Mrs. Joseph Hathaway and Mr. Edward Wagner were attacked by a mob of masked men who intended to tar and feather them.
Early reports said a mob of 60 young men gathered at the train station to collect a bucket of tar and some feathers, and to plan their assault.
They put on masks and approached the Hathaway house. They threw stones at the house and finally forced open the door.
Mrs. Hathaway met them and pointed at one boy.
“I know you,” she said.
“No you don’t,” he said.
“Yes I do,” she said and shouted his name.
Scared, he ran off. Mrs. Hathaway slammed the door. They were about to force their way in once more when Wagner shouted, “I have a gun and am prepared to shoot whoever comes through the door.”
The mob hesitated. They were slowed but not stopped. They did enter the house and searched for Hathaway and Wagner, but the couple had escaped into the woods.
Eventually the mob dispersed.
The following day the newspaper called it “a case of white-capping”.
White-capping, also called night-riding, was violent action taken to intimidate and control behavior that was not against the law but was deemed to be at odds with community’s standards of behavior.
White-capping was uniquely American and started even before the Revolutionary War. The first recorded “white-capping” was when rural farmers tar and feathered the King’s tax collector. During the Revolutionary War, white-cappers punished Tories (King’s Men).
In the nineteenth century, white-cappers ganged together to intimidate debauchers, adulterers, wife-beaters, and the indolent. Their targets changed but not their methods. They favored tar and feathers, the whip, dunking (we call it water boarding), shots or stones aimed at a house, and arson. Masked or sheeted, they came at night. Some identify the whitecaps as the forerunners of the Klu Klux Klan.
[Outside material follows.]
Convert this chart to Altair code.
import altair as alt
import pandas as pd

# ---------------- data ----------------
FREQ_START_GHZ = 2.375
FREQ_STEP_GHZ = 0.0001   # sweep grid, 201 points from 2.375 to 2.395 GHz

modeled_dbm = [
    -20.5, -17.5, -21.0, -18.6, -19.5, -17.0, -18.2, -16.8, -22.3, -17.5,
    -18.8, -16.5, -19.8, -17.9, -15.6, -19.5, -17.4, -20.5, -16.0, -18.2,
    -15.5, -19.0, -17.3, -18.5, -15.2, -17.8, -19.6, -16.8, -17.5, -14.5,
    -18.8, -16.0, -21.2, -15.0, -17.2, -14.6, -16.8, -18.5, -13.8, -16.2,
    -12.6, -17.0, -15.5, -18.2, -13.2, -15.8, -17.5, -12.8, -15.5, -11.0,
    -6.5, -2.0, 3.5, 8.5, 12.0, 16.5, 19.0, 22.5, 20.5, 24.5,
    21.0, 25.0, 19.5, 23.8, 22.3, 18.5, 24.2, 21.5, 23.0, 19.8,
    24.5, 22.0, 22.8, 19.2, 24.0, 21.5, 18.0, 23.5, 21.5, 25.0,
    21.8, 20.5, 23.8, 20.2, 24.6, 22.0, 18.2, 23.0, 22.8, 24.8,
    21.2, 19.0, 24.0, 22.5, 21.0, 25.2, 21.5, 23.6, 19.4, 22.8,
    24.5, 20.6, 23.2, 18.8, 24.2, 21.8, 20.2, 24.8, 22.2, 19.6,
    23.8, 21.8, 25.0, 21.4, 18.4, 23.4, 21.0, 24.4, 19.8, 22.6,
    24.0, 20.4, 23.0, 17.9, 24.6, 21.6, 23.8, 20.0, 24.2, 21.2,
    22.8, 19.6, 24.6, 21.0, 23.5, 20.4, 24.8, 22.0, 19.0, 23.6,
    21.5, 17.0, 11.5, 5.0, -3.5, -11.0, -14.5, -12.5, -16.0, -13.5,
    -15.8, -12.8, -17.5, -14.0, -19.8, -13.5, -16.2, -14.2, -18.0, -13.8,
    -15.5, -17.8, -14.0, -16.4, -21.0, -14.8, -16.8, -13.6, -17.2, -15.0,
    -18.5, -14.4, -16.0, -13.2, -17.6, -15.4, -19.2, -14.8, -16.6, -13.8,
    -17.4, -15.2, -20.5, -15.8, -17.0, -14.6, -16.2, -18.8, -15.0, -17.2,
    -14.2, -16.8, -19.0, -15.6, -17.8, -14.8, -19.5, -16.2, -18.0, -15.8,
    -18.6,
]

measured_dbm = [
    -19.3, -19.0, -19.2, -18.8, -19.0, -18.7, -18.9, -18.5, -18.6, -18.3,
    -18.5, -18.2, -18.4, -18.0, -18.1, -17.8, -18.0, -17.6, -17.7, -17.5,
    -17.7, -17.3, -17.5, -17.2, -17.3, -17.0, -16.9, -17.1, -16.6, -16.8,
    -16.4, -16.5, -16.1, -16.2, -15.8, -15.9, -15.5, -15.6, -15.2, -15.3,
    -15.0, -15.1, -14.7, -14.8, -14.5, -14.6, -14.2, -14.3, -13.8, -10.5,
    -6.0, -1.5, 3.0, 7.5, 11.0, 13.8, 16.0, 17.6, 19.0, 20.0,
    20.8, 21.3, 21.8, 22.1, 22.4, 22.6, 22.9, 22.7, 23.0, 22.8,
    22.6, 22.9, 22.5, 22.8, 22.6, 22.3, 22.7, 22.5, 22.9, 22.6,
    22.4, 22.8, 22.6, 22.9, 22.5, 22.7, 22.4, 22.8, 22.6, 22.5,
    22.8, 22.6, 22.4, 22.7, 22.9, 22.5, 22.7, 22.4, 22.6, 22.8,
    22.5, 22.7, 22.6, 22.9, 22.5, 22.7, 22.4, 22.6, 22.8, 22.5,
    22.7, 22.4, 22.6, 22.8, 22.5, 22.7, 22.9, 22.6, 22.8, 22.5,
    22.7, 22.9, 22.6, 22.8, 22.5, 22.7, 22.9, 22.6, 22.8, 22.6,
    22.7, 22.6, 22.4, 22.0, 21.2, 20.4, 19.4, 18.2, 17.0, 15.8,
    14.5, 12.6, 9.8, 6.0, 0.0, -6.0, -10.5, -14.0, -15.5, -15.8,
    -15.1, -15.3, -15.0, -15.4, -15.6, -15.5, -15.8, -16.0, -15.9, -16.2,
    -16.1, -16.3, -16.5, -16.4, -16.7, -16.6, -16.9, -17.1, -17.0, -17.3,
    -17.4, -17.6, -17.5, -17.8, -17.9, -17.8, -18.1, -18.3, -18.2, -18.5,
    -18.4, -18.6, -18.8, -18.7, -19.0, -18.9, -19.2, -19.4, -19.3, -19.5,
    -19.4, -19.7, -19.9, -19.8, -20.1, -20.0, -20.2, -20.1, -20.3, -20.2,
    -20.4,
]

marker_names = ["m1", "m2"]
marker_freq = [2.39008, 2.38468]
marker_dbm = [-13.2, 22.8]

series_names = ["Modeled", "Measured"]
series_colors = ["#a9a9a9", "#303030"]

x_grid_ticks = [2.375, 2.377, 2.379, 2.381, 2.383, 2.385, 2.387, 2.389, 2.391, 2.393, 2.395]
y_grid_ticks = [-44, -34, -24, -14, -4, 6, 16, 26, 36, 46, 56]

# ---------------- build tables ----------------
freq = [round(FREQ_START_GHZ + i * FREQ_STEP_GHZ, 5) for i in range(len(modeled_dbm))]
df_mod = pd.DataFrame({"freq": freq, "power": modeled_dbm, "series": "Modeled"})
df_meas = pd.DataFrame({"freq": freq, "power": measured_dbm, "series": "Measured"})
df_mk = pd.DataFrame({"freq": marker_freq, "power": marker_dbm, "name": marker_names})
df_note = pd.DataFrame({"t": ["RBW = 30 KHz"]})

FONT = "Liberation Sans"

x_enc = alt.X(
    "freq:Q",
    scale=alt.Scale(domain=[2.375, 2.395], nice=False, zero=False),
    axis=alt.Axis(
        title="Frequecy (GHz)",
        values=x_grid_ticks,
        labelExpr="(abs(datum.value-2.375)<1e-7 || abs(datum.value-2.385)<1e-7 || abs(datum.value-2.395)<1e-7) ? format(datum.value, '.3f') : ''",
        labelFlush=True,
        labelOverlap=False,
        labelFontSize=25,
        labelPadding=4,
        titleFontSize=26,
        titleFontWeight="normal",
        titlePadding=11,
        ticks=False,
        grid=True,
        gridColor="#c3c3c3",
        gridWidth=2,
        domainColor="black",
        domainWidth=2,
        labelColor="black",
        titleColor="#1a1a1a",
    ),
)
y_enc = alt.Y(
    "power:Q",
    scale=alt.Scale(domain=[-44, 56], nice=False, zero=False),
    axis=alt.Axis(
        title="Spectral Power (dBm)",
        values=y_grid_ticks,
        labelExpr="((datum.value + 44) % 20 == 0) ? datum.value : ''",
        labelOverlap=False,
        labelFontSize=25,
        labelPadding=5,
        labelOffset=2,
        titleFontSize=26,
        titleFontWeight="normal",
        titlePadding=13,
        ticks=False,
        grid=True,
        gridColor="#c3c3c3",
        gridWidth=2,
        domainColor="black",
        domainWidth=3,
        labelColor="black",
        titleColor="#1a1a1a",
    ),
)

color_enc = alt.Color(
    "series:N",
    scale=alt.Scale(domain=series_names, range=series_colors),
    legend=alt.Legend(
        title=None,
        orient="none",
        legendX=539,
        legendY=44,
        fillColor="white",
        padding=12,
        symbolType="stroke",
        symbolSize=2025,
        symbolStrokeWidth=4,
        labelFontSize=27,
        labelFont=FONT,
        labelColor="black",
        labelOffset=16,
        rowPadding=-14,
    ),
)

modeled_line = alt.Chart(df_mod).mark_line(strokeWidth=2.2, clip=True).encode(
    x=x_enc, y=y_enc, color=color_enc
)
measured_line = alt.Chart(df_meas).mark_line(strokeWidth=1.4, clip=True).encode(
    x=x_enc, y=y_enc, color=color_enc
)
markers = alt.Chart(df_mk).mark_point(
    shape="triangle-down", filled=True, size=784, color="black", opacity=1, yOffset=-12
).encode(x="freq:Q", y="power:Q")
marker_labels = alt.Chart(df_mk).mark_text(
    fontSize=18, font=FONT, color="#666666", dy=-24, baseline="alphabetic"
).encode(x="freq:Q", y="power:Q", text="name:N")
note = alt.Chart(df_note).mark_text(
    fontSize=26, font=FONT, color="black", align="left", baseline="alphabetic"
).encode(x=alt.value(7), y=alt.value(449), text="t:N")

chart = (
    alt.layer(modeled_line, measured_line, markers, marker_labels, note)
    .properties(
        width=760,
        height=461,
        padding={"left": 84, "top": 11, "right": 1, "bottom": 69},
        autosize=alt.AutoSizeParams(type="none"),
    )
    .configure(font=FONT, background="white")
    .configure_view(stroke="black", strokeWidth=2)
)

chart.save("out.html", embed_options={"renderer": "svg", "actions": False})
After that first report of white-capping, facts were hard to gather.
“Everyone in Lenox Dale is mum,” The Evening Journal reported. “The result of a rumor circulating that the miscreants are known and will be summoned into court.”
That harrowing night was only the beginning. All over the state, newspapers picked up the story. In Berkshire County, the story led the news for five days.
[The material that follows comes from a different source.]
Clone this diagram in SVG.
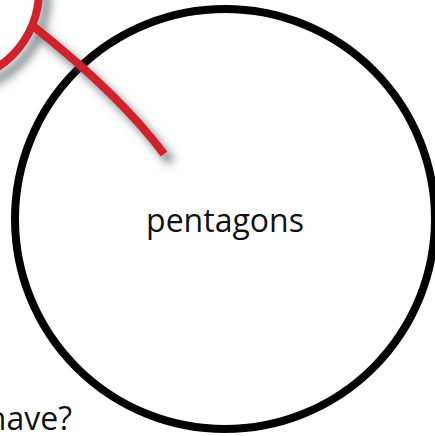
<svg xmlns="http://www.w3.org/2000/svg" width="435" height="436" viewBox="0 0 435 436">
  <defs>
    <filter id="shadow" x="-50%" y="-50%" width="200%" height="200%">
      <feDropShadow dx="7" dy="8" stdDeviation="5" flood-color="#555a60" flood-opacity="0.8"/>
    </filter>
  </defs>
  <style>
    .label { font-family: "Open Sans", "Noto Sans", "Liberation Sans", sans-serif; font-size: 32px; fill: #111111; }
    .big { fill: none; stroke: #000000; stroke-width: 8; }
    .red { fill: none; stroke: #cf212a; stroke-width: 8; }
  </style>
  <rect width="435" height="436" fill="#ffffff"/>
  <g id="pentagons">
    <circle class="big" cx="225" cy="219" r="210"/>
    <text class="label" x="225" y="232" text-anchor="middle">pentagons</text>
  </g>
  <g id="question">
    <text class="label" x="72" y="430" text-anchor="end">have?</text>
  </g>
  <g id="red-node" filter="url(#shadow)">
    <circle class="red" cx="-52" cy="-9" r="91"/>
  </g>
  <g id="connectors" filter="url(#shadow)">
    <path class="red" d="M 33 26 Q 120 95 164 154"/>
  </g>
</svg>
An indignant Mrs. Hathaway was interviewed, “I am not afraid. Let them come again and see what happens.”
A furious Wagner planned to leave his managerial position at a paper mill in Lee, “I will not live in a town where they do not know how to treat a civilized man decently.”
He swore to come back with sufficient funds to bring a legal action against the white cappers.
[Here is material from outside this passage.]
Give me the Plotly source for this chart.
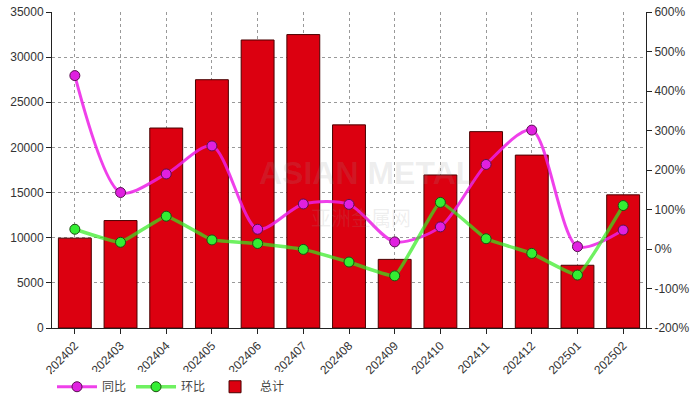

The article that ran in the Boston paper had a surprising result. A wealthy man offered a $100 reward to anyone who could bring evidence against any member of the mob.
One reporter wrote to his colleagues, “If you know anything, boys, now’s the time to tell. That $100 is two weeks’ salary.”
Perhaps we associate night riders in sheets carrying tar, feathers, and burning torches with the Deep South. This was Massachusetts. Nonetheless no one claimed the $100. The law did nothing even after Wagner lodged a complaint. Certain residents of Lenox and Lenox Dale expressed satisfaction that the night’s activities would discourage any future misbehavior on the parts of Wagner and Hathaway, and even, they confided, be a warning to others in the community who may be “canoodling.”
A few muttered that no matter the behavior of Wagner and Hathaway, tar and feathering was inexcusable; moreover the behavior was private and none of the community’s business. The two sides of an issue that would carry throughout the twentieth century into the twenty-first were solidified.
The story slowly died, but before it did surprising facts surfaced. The white-cappers had first found Joe Hathaway and taken him to the local tavern for a drink. He was found wandering the street in a “doped” state. The white-cappers doped him to prevent him from defending his wife when they attacked. Joe Hathaway would have defended his wife?
Moreover, when Mrs. Hathaway fled, she went to Mrs. Wagner who took her in and sheltered her. Mrs. Wagner sheltered her?
As it turned out, both spouses knew and approved of what was a platonic friendship. Both spouses knew and were pleased when the church-going and reverent Mrs. Hathaway convinced Mr. Wagner to go with her to church because he had not been inside a church in 16 years. In the end, apparently, their behavior had been faultless: no adultery and no flouting of community values.
Even so, the white cappers did succeed in changing Mrs. Hathaway’s behavior. Before that night, she had stitched onto the curtains in her front window – for all the village to see – “Love thy neighbor as thyself and God with all thy heart.” After, she took the curtains down.
From white-cappers to the Temperance League to the Right-to-Lifers, the notion that we should “enforce community standards of behavior” is an idea as old as our country. The argument on the other side for privacy and minding one’s own business is equally old.